_THE PROBLEM_:
Leave out the pictures and copy everything else below exactly.

━━━━━━━━━━━━━━━━━━━━━━━━━━━━━━

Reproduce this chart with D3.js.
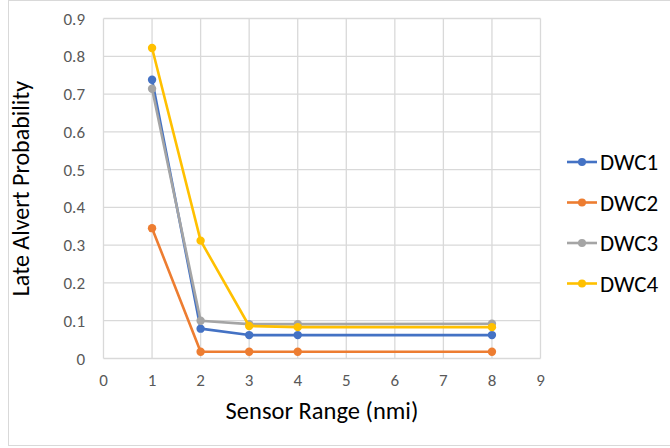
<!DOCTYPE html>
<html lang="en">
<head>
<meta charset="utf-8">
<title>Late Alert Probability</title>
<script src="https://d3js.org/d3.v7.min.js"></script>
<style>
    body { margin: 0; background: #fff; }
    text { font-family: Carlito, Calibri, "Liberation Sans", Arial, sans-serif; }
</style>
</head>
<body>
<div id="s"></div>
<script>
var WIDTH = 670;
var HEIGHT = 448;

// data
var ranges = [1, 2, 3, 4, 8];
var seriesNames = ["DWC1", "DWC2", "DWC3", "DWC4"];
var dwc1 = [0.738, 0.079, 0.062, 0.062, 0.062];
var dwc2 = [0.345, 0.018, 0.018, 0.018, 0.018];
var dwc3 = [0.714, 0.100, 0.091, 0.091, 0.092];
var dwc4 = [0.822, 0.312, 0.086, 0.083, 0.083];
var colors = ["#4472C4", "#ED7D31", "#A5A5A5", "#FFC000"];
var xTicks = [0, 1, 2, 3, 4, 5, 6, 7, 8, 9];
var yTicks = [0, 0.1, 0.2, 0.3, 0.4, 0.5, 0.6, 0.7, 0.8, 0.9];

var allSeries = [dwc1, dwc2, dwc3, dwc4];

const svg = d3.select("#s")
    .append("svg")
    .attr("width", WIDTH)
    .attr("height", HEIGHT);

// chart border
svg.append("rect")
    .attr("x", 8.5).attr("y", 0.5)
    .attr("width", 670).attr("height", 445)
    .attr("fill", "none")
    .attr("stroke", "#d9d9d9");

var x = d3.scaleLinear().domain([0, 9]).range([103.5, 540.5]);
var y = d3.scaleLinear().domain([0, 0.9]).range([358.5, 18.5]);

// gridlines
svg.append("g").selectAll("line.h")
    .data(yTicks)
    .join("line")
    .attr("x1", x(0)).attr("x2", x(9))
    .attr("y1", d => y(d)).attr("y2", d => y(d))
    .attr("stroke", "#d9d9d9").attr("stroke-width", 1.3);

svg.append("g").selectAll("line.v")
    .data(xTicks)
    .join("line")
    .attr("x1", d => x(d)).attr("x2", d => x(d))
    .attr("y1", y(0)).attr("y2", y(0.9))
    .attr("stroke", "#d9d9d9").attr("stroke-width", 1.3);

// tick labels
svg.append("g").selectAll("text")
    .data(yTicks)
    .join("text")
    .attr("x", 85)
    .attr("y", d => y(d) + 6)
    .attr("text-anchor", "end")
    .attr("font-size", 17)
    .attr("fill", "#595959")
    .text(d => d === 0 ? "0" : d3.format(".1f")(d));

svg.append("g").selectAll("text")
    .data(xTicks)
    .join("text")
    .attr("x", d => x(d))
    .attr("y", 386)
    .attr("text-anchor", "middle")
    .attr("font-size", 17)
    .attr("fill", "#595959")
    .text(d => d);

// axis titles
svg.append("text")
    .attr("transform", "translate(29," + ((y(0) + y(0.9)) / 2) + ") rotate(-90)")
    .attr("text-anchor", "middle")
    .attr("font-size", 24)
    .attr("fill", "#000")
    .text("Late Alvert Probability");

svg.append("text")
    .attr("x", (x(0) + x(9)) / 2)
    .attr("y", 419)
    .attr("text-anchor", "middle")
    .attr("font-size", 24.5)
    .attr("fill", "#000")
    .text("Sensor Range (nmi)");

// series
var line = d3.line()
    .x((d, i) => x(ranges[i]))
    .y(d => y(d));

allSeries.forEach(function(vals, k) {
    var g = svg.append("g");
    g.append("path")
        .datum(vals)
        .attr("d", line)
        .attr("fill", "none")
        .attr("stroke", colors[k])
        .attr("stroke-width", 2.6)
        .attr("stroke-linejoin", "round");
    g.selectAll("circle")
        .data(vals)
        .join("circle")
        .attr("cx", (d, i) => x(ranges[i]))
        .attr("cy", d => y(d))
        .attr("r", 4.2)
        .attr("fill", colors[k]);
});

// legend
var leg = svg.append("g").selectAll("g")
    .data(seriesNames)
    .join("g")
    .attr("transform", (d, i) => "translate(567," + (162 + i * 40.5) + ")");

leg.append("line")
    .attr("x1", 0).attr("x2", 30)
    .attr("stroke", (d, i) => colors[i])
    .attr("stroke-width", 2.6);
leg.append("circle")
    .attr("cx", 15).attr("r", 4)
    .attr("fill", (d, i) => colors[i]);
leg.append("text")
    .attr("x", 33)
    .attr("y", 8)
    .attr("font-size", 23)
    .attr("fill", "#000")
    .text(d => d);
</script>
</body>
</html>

━━━━━━━━━━━━━━━━━━━━━━━━━━━━━━

_RESPONSE TO THE TASK_:
Reproduce this chart with D3.js.
<!DOCTYPE html>
<html lang="en">
<head>
<meta charset="utf-8">
<title>Late Alert Probability</title>
<script src="https://d3js.org/d3.v7.min.js"></script>
<style>
    body { margin: 0; background: #fff; }
    text { font-family: Carlito, Calibri, "Liberation Sans", Arial, sans-serif; }
</style>
</head>
<body>
<div id="s"></div>
<script>
var WIDTH = 670;
var HEIGHT = 448;

// data
var ranges = [1, 2, 3, 4, 8];
var seriesNames = ["DWC1", "DWC2", "DWC3", "DWC4"];
var dwc1 = [0.738, 0.079, 0.062, 0.062, 0.062];
var dwc2 = [0.345, 0.018, 0.018, 0.018, 0.018];
var dwc3 = [0.714, 0.100, 0.091, 0.091, 0.092];
var dwc4 = [0.822, 0.312, 0.086, 0.083, 0.083];
var colors = ["#4472C4", "#ED7D31", "#A5A5A5", "#FFC000"];
var xTicks = [0, 1, 2, 3, 4, 5, 6, 7, 8, 9];
var yTicks = [0, 0.1, 0.2, 0.3, 0.4, 0.5, 0.6, 0.7, 0.8, 0.9];

var allSeries = [dwc1, dwc2, dwc3, dwc4];

const svg = d3.select("#s")
    .append("svg")
    .attr("width", WIDTH)
    .attr("height", HEIGHT);

// chart border
svg.append("rect")
    .attr("x", 8.5).attr("y", 0.5)
    .attr("width", 670).attr("height", 445)
    .attr("fill", "none")
    .attr("stroke", "#d9d9d9");

var x = d3.scaleLinear().domain([0, 9]).range([103.5, 540.5]);
var y = d3.scaleLinear().domain([0, 0.9]).range([358.5, 18.5]);

// gridlines
svg.append("g").selectAll("line.h")
    .data(yTicks)
    .join("line")
    .attr("x1", x(0)).attr("x2", x(9))
    .attr("y1", d => y(d)).attr("y2", d => y(d))
    .attr("stroke", "#d9d9d9").attr("stroke-width", 1.3);

svg.append("g").selectAll("line.v")
    .data(xTicks)
    .join("line")
    .attr("x1", d => x(d)).attr("x2", d => x(d))
    .attr("y1", y(0)).attr("y2", y(0.9))
    .attr("stroke", "#d9d9d9").attr("stroke-width", 1.3);

// tick labels
svg.append("g").selectAll("text")
    .data(yTicks)
    .join("text")
    .attr("x", 85)
    .attr("y", d => y(d) + 6)
    .attr("text-anchor", "end")
    .attr("font-size", 17)
    .attr("fill", "#595959")
    .text(d => d === 0 ? "0" : d3.format(".1f")(d));

svg.append("g").selectAll("text")
    .data(xTicks)
    .join("text")
    .attr("x", d => x(d))
    .attr("y", 386)
    .attr("text-anchor", "middle")
    .attr("font-size", 17)
    .attr("fill", "#595959")
    .text(d => d);

// axis titles
svg.append("text")
    .attr("transform", "translate(29," + ((y(0) + y(0.9)) / 2) + ") rotate(-90)")
    .attr("text-anchor", "middle")
    .attr("font-size", 24)
    .attr("fill", "#000")
    .text("Late Alvert Probability");

svg.append("text")
    .attr("x", (x(0) + x(9)) / 2)
    .attr("y", 419)
    .attr("text-anchor", "middle")
    .attr("font-size", 24.5)
    .attr("fill", "#000")
    .text("Sensor Range (nmi)");

// series
var line = d3.line()
    .x((d, i) => x(ranges[i]))
    .y(d => y(d));

allSeries.forEach(function(vals, k) {
    var g = svg.append("g");
    g.append("path")
        .datum(vals)
        .attr("d", line)
        .attr("fill", "none")
        .attr("stroke", colors[k])
        .attr("stroke-width", 2.6)
        .attr("stroke-linejoin", "round");
    g.selectAll("circle")
        .data(vals)
        .join("circle")
        .attr("cx", (d, i) => x(ranges[i]))
        .attr("cy", d => y(d))
        .attr("r", 4.2)
        .attr("fill", colors[k]);
});

// legend
var leg = svg.append("g").selectAll("g")
    .data(seriesNames)
    .join("g")
    .attr("transform", (d, i) => "translate(567," + (162 + i * 40.5) + ")");

leg.append("line")
    .attr("x1", 0).attr("x2", 30)
    .attr("stroke", (d, i) => colors[i])
    .attr("stroke-width", 2.6);
leg.append("circle")
    .attr("cx", 15).attr("r", 4)
    .attr("fill", (d, i) => colors[i]);
leg.append("text")
    .attr("x", 33)
    .attr("y", 8)
    .attr("font-size", 23)
    .attr("fill", "#000")
    .text(d => d);
</script>
</body>
</html>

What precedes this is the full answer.